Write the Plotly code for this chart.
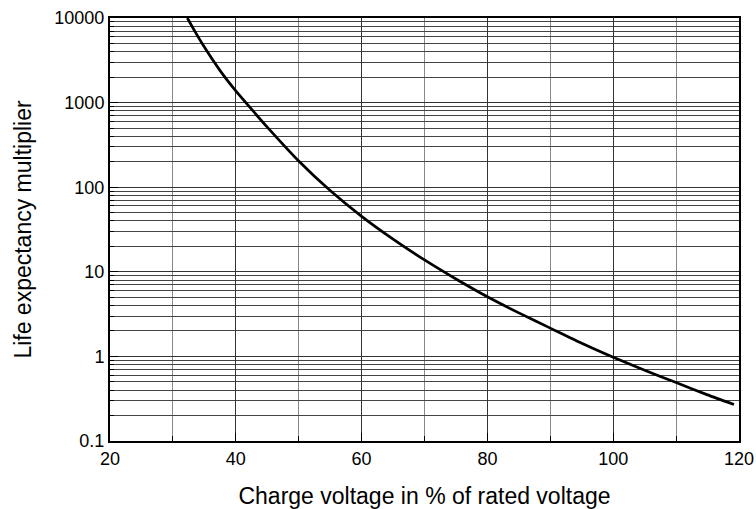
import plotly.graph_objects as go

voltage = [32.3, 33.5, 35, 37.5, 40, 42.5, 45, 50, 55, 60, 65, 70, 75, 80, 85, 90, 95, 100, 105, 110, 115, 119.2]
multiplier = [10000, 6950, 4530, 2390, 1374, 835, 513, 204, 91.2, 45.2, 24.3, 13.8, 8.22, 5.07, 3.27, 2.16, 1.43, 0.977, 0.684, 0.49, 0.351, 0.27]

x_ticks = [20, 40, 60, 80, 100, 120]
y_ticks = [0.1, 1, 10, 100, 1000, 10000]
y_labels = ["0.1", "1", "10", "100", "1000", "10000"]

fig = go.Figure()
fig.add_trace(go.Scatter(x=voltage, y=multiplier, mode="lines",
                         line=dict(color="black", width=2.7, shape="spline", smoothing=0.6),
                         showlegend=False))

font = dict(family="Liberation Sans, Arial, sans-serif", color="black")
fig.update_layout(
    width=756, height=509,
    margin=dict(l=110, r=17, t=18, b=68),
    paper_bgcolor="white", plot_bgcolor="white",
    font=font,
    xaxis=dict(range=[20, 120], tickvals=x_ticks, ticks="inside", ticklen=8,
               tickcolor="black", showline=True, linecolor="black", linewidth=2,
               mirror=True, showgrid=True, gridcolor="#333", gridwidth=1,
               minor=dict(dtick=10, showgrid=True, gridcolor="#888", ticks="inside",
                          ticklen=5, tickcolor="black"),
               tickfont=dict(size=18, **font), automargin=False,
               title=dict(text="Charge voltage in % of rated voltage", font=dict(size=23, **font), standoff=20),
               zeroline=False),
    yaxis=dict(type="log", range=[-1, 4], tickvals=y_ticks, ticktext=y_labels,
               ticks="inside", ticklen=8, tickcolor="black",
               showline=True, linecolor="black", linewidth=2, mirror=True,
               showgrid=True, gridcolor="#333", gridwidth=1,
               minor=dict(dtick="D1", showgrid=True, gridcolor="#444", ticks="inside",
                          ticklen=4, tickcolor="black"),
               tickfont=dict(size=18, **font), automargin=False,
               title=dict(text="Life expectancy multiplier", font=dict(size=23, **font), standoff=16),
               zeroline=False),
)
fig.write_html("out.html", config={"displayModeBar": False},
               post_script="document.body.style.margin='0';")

○ ○ ○

Would you reproduce the lines above, from the very first through the line containing "import plotly.graph_objects as go", exactly and without the pictures?

Write the Plotly code for this chart.
import plotly.graph_objects as go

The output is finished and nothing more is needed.